# Whats the average price for 100 t-shirt labels/tags???



## fRESHnYC (Aug 26, 2008)

whats the average price for 100, 1 color printed shirt labels??? and 100, 1 color printed woven labels usually cost???


----------



## Rodney (Nov 3, 2004)

*Re: Whats the average price???*

I don't know if there is an "average" price. 

But you can get a good idea of the range of pricing by just contacting 2-3 different label makers to get quotes and seeing where the midpoint is.

One thing to keep in mind with low volume labels is that you sometimes pay a premium for ordering so few.

So much so that you may actually pay _more_ for 100 labels from one vendor that you would pay for 2500 labels from a different vendor.


----------



## charles95405 (Feb 1, 2007)

*Re: Whats the average price???*

Rodney is correct....there is no 'average' price that has value...example...something Boise Idaho (good inexpensive area) is $5 and in San Francisco is $15...the average is around $10.. a price that won't fly in either area...


----------



## fRESHnYC (Aug 26, 2008)

*Re: Whats the average price???*

Oh, so0o where do you guys go to get this done???


----------



## Rodney (Nov 3, 2004)

*Re: Whats the average price???*



fRESHnYC said:


> Oh, so0o where do you guys go to get this done???


Check the other recent threads in this section, you'll see lots of recommendations for different places to get labels: T-Shirt Tag Relabeling and Finishing - T-Shirt Forums

Or just use the "label vendors" search tag and you'll find all kinds of recommendations and suggestions:

label vendors related topics at T-Shirt Forums


----------



## fRESHnYC (Aug 26, 2008)

*Re: Whats the average price???*

We decided to go with lucky label, is this a good choice??? They are very very cheap...


----------



## Solmu (Aug 15, 2005)

*Re: Whats the average price???*



fRESHnYC said:


> We decided to go with lucky label, is this a good choice???

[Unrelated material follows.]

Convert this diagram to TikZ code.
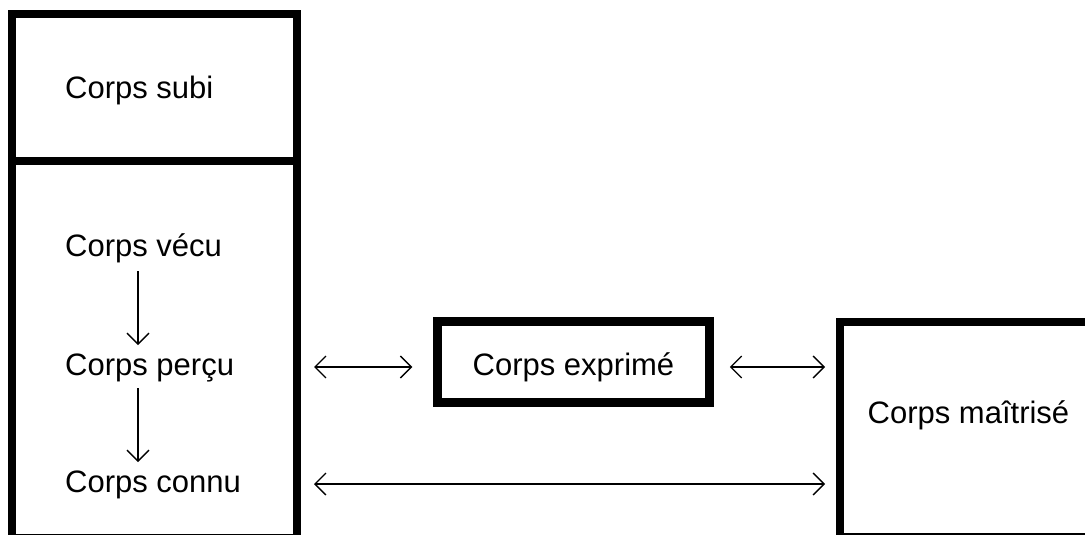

I was very happy with them, and many other happy customers have posted here before. The price might be the initial attraction, but they have great customer service and quality as well. So yes, I'd say they're a good choice.


----------



## fRESHnYC (Aug 26, 2008)

*Re: Whats the average price???*

Ok thanks =]


----------



## jlgill (Mar 17, 2008)

*Re: Whats the average price???*



fRESHnYC said:


> We decided to go with lucky label, is this a good choice??? They are very very cheap...


Do you have contact information for them that you could share?


----------



## jlgill (Mar 17, 2008)

*Re: Whats the average price???*



jlgill said:


> Do you have contact information for them that you could share?


I should have just tried www.luckylabel.com before posting the question, and I would have found it right away.


----------



## Platinum-Ink (Nov 27, 2007)

If you want some catchy tags/labels with unique style, I definately recommend checking out bcilabel.com...for hangtags and such i recommend jakprints for great quality work! We started by using sewing in custom printed tags (i recommend sewn tags over printed tags since they wear better...printed tags can fade), but we are now all tagless (we make out labels ourselves by screenprinting plastisol ink onto transfer paper with design reversed, then de-tag out tee's and insert appropriate tag with correct size) and get our hangtags made at JakPrints. Enjoy


----------



## fRESHnYC (Aug 26, 2008)

I ordered from Lucky Labels and I was very happy with the product, shipping was really fast also for over seas!


----------